We come upon a scene: simple, useful structures comprised of modular component parts, each part a four-inch bullnose-edged cube with nodes or receptacles adorning its 6 faces, allowing it to be joined to others in various and simple ways. These modules are crafted of wood, but also of random, seemingly scavenged materials: post-industrial matter such as packing foam and cardboard.
And, most surprisingly, they are made of natural matter as well: greenish-tan pods, quickly identifiable as gourds, grown inside molds of the repeatable modular unit—the sustainable interplay of the restrictive form and the gourd’s natural mechanism of expansion, growth, and expression.
These living modules, it becomes evident, can be infinitely related to one another, forming architectural components, furniture, birdhouses, and myriad hybrids born of necessity, imaginative construction, expressive value, and/or ritual intent. The scene contains a healthy variety of the possibilities, in varying modes of completion, manufacture, and development: experimental bits of an unfolding assemblage, a work in progress discovered in medias res.
The goal, plan, and purpose of the scene and its objects and its makers seem more than opaque: they seem absent. We are left alone in the encounter. The modules and structures themselves offer few clues, preferring to maintain a universal posture, a Lego-like simplicity, ease of use and re-use, staging and re-staging, that suggests a nomadic and provisional consciousness. When we linger too long outside the scene, waiting for some embedded meaning to arise, we miss its true nature: the utopian nature of this scene.
This nature is established and sustained by our immersion in the scene: this is not a theatrical scene, staged and set up and meticulously bracketed to secure and transmit a particular message – it’s no diorama, and we are not spectators outside of the scene, safely perched apart in our critical distance. No, we are here and now, embedded in what erases the stage/audience split: in the real. And Andy Mowbray – the tireless bricoleur, the anti-engineer – is here with us.
It’s useful to bring Andy in now, after the scene is set. His is a collectivist, Modernist utopian ethos, one that flattens things in the horizontal dimension, in order to gain depth and weight in the vertical one. His is an all-in belief in the universal possibility of simple, use-driven form to effect and drive creative invention. That, of course, sounds a lot like a very Modernist version of emancipation: freedom happens when the field is leveled and the parts are universally accessible and useful and open to all. But Mowbray leaves off Modernism where it failed: instead of providing some overarching vision (think Fuller’s Geodesic Dome here) of what to do with the parts – that might end up policing production and creativity (think Wright, Corbu here) and/or forcing a wholesale revolutionary overthrow of our current life for the utopian one (imagine climbing inside the Dome now…), Mowbray provides no instructions or visions, choosing to meet us where we are, in our real, and to allow a local, primal and intuitive creative intervention.

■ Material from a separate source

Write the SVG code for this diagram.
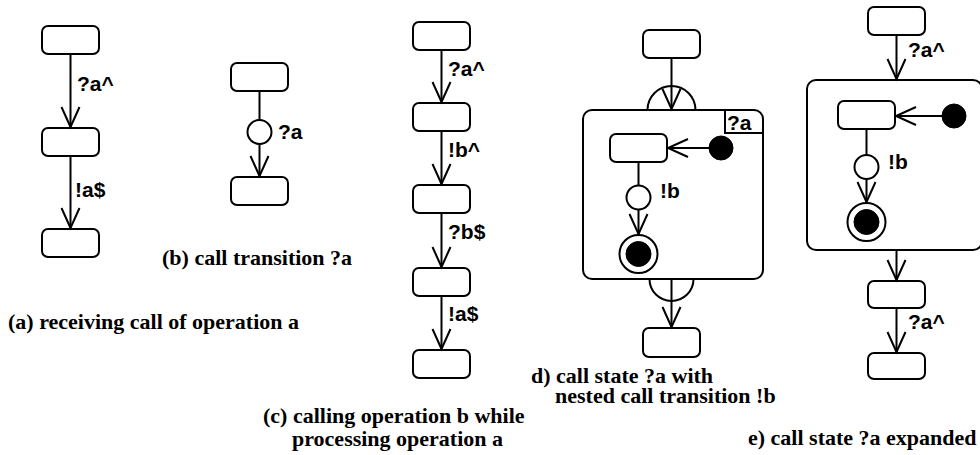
<svg xmlns="http://www.w3.org/2000/svg" width="980" height="455" viewBox="0 0 980 455">
  <style>
    .st { fill: #fff; stroke: #000; stroke-width: 2; }
    .ln { fill: none; stroke: #000; stroke-width: 2; }
    .tr { fill: none; stroke: #000; stroke-width: 2; marker-end: url(#open); }
    .dot { fill: #000; stroke: #000; stroke-width: 1; }
    .lbl { font-family: "Liberation Sans", Arial, sans-serif; font-weight: bold; font-size: 21px; fill: #000; }
    .cap { font-family: "Liberation Serif", "Times New Roman", serif; font-weight: bold; font-size: 22px; fill: #000; }
  </style>
  <defs>
    <!-- open V arrowhead used by all transitions -->
    <marker id="open" markerUnits="userSpaceOnUse" viewBox="-24 -12 28 24" markerWidth="28" markerHeight="24" refX="1" refY="0" orient="auto">
      <path d="M-20,-9 L0,0 L-20,9" fill="none" stroke="#000" stroke-width="2"/>
    </marker>
  </defs>
  <rect width="980" height="455" fill="#fff"/>

  <!-- (a) receiving call of operation a -->
  <g id="a-s1"><rect class="st" x="42" y="26" width="57" height="28" rx="6"/></g>
  <g id="a-s2"><rect class="st" x="42" y="128" width="57" height="28" rx="6"/></g>
  <g id="a-s3"><rect class="st" x="42" y="229" width="57" height="28" rx="6"/></g>

  <!-- (b) call transition -->
  <g id="b-s1"><rect class="st" x="231" y="63" width="57" height="28" rx="6"/></g>
  <g id="b-call"><circle class="st" cx="259.5" cy="132" r="12"/></g>
  <g id="b-s2"><rect class="st" x="231" y="177" width="57" height="28" rx="6"/></g>

  <!-- (c) nested call chain -->
  <g id="c-s1"><rect class="st" x="413" y="22" width="57" height="28" rx="6"/></g>
  <g id="c-s2"><rect class="st" x="413" y="103" width="57" height="28" rx="6"/></g>
  <g id="c-s3"><rect class="st" x="413" y="185" width="57" height="28" rx="6"/></g>
  <g id="c-s4"><rect class="st" x="413" y="268" width="57" height="28" rx="6"/></g>
  <g id="c-s5"><rect class="st" x="413" y="350" width="57" height="28" rx="6"/></g>

  <!-- (d) call state with nested call transition -->
  <g id="d-s1"><rect class="st" x="643" y="30" width="57" height="28" rx="6"/></g>
  <g id="d-callstate">
    <path class="ln" d="M647.5,110 A24,24 0 0 1 695.5,110"/>
    <path class="ln" d="M649.5,279 A22,22 0 0 0 693.5,279"/>
    <rect class="st" x="583" y="110" width="180" height="169" rx="9"/>
    <path class="ln" d="M725,110 V133 H763"/>
    <text class="lbl" x="727" y="130">?a</text>
  </g>
  <g id="d-inner"><rect class="st" x="610" y="134" width="57" height="28" rx="6"/></g>
  <g id="d-init"><circle class="dot" cx="721" cy="148" r="12"/></g>
  <g id="d-call"><circle class="st" cx="638.5" cy="197.5" r="12"/></g>
  <g id="d-final">
    <circle class="st" cx="638.5" cy="254" r="19"/>
    <circle class="dot" cx="638.5" cy="254" r="12.5"/>
  </g>
  <g id="d-s2"><rect class="st" x="643" y="328" width="57" height="29" rx="6"/></g>

  <!-- (e) call state expanded -->
  <g id="e-s1"><rect class="st" x="868" y="7" width="57" height="28" rx="6"/></g>
  <g id="e-callstate"><rect class="st" x="807" y="80" width="175" height="170" rx="9"/></g>
  <g id="e-inner"><rect class="st" x="838" y="101" width="57" height="28" rx="6"/></g>
  <g id="e-init"><circle class="dot" cx="954" cy="116" r="12"/></g>
  <g id="e-call"><circle class="st" cx="866.5" cy="167" r="12"/></g>
  <g id="e-final">
    <circle class="st" cx="866.5" cy="222" r="19"/>
    <circle class="dot" cx="866.5" cy="222" r="12.5"/>
  </g>
  <g id="e-s2"><rect class="st" x="868" y="281" width="57" height="27" rx="6"/></g>
  <g id="e-s3"><rect class="st" x="868" y="353" width="57" height="26" rx="6"/></g>

  <!-- transitions -->
  <g id="connectors">
    <path class="tr" d="M70.5,54 V128"/>
    <path class="tr" d="M70.5,156 V229"/>

    <path class="ln" d="M259.5,91 V120"/>
    <path class="tr" d="M259.5,144 V177"/>

    <path class="tr" d="M441.5,50 V103"/>
    <path class="tr" d="M441.5,131 V185"/>
    <path class="tr" d="M441.5,213 V268"/>
    <path class="tr" d="M441.5,296 V350"/>

    <path class="tr" d="M671.5,58 V110"/>
    <path class="tr" d="M709,148 H667"/>
    <path class="ln" d="M638.5,162 V185.5"/>
    <path class="tr" d="M638.5,209.5 V235"/>
    <path class="tr" d="M671.5,279 V328"/>

    <path class="tr" d="M896.5,35 V80"/>
    <path class="tr" d="M942,116 H895"/>
    <path class="ln" d="M866.5,129 V155"/>
    <path class="tr" d="M866.5,179 V203"/>
    <path class="tr" d="M896.5,250 V281"/>
    <path class="tr" d="M896.5,308 V353"/>
  </g>

  <!-- transition labels -->
  <g id="labels">
    <text class="lbl" x="77" y="91">?a^</text>
    <text class="lbl" x="75" y="197">!a$</text>
    <text class="lbl" x="278" y="139">?a</text>
    <text class="lbl" x="448" y="76">?a^</text>
    <text class="lbl" x="448" y="157">!b^</text>
    <text class="lbl" x="448" y="239">?b$</text>
    <text class="lbl" x="448" y="321">!a$</text>
    <text class="lbl" x="660" y="198">!b</text>
    <text class="lbl" x="908" y="57">?a^</text>
    <text class="lbl" x="888" y="169">!b</text>
    <text class="lbl" x="908" y="329">?a^</text>
  </g>

  <!-- captions -->
  <g id="captions">
    <text class="cap" x="8" y="329">(a) receiving call of operation a</text>
    <text class="cap" x="162" y="265">(b) call transition ?a</text>
    <text class="cap" x="263" y="423">(c) calling operation b while</text>
    <text class="cap" x="292" y="446">processing operation a</text>
    <text class="cap" x="531" y="383">d) call state ?a with</text>
    <text class="cap" x="555" y="403">nested call transition !b</text>
    <text class="cap" x="748" y="445">e) call state ?a expanded</text>
  </g>
</svg>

What makes his own participation in this local intervention so authentic is his clear relinquishing of his authorship–not by allowing others to play with the parts (the actor become director), but by surrendering to his own play, his own sheer madness and forgetting, his own total immersion in his process and making, and the realtime unfolding of the units into the useful, playful, ritualistic objects that comprise the scene. In other words, this scene isn’t finished, and neither is Mowbray. In fact, a full half of the scene—toward the back of the gallery— is devoted to the bricoleur’s modes of production. The machine with the mold is there, the remnants and detritus of recent labor, half-formed, failed, and rotten gourds, as well as experimental five-sided shapes (a nascent evolutionary development?), and casually pinned cultural gatherings, notes, inspirations, ideas, photos – a kind of thought-parlor qua workshop found in the flowering of a never-beginning and never-ending process of continual development.
In the end Mowbray doesn’t give us something to ponder about Utopia or universality or locality or immediacy or creativity. He gives us the real thing, and lets us muck about uncertainly in and among its sheer materiality—it’s realness. So what we get are not monuments to this or that hero or ideal, or manifestos, or a revolutionary trumpet call. What we get, are a bench, a child-sized totem, a collection of broken gourds swept into the corner, Tyvek branding reorganized as an quasi-mandala, photos and musings, additions and subtractions by the day….what we get is a creative scene, one ultimately about art and its possibility for universal – which, in Mowbray’s hands, means local, immediate, and provisional – transformation; what we get is inclusion in the unfolding and burgeoning of possibility and life; what we get, finally, is immersion in the scene of our own immediate potential and creativity.